§ Work required: Note each line that includes the word "with". Copy those lines.

----

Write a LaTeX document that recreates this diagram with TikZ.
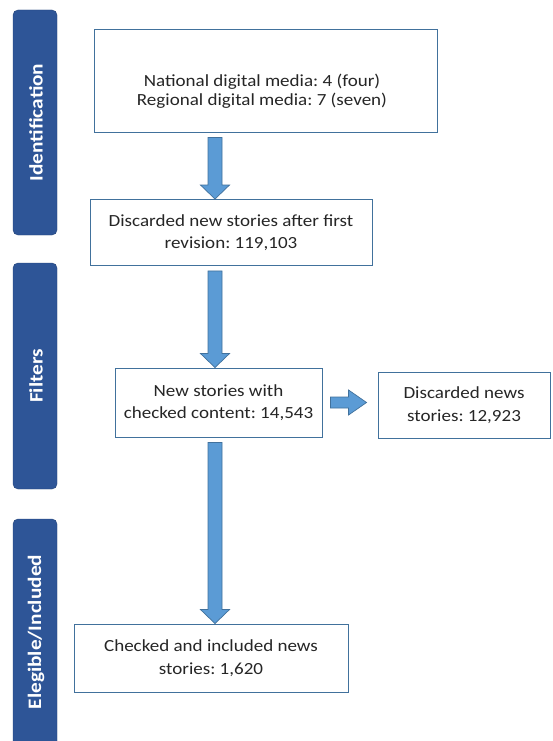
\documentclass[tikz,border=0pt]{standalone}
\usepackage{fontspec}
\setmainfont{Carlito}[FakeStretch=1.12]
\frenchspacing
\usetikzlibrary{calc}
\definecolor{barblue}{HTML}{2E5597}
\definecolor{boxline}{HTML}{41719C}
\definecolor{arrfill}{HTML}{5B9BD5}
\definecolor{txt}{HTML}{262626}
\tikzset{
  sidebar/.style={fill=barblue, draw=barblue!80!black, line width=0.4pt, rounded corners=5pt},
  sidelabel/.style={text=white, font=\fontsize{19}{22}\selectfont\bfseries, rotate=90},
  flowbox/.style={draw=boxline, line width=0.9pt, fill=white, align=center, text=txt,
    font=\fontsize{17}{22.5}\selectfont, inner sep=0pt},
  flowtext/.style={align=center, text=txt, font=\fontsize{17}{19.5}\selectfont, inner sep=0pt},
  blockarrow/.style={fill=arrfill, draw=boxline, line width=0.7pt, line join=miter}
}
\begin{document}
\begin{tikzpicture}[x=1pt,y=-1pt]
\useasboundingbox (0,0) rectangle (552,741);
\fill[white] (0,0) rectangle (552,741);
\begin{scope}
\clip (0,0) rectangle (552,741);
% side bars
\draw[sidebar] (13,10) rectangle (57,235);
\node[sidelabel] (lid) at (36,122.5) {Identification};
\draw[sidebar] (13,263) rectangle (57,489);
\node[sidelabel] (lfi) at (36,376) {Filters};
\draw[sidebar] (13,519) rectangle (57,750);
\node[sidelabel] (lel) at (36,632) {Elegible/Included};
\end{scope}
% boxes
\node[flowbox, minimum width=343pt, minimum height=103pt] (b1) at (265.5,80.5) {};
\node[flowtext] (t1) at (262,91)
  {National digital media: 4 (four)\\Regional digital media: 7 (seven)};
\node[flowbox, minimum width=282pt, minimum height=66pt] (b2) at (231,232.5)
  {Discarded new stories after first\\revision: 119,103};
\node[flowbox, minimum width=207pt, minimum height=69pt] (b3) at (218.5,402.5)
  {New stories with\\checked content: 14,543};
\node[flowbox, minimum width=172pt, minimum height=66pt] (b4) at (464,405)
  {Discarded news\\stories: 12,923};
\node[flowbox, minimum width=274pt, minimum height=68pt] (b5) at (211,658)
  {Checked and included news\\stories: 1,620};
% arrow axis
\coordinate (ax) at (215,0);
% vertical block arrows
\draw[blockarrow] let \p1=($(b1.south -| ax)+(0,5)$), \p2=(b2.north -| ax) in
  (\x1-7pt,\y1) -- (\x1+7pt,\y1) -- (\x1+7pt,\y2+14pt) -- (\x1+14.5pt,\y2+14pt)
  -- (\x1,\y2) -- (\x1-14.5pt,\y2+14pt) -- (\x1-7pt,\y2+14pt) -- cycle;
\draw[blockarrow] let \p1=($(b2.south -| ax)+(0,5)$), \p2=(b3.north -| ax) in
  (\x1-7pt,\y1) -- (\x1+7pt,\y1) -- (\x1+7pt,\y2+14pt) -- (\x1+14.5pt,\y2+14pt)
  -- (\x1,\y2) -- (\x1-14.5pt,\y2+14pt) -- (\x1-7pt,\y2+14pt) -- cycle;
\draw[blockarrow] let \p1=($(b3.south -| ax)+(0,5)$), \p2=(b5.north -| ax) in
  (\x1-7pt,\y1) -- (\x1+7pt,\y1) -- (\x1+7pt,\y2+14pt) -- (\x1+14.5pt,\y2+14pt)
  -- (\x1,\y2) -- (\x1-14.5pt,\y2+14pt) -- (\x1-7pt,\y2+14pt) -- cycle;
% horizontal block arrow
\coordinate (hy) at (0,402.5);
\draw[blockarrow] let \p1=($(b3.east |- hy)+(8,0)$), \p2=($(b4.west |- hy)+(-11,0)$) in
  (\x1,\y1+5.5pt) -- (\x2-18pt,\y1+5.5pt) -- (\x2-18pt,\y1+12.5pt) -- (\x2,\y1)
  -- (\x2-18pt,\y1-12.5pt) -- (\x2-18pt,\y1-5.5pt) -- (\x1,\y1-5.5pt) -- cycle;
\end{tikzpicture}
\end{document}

----

§ Output below:
Write a LaTeX document that recreates this diagram with TikZ.
  {New stories with\\checked content: 14,543};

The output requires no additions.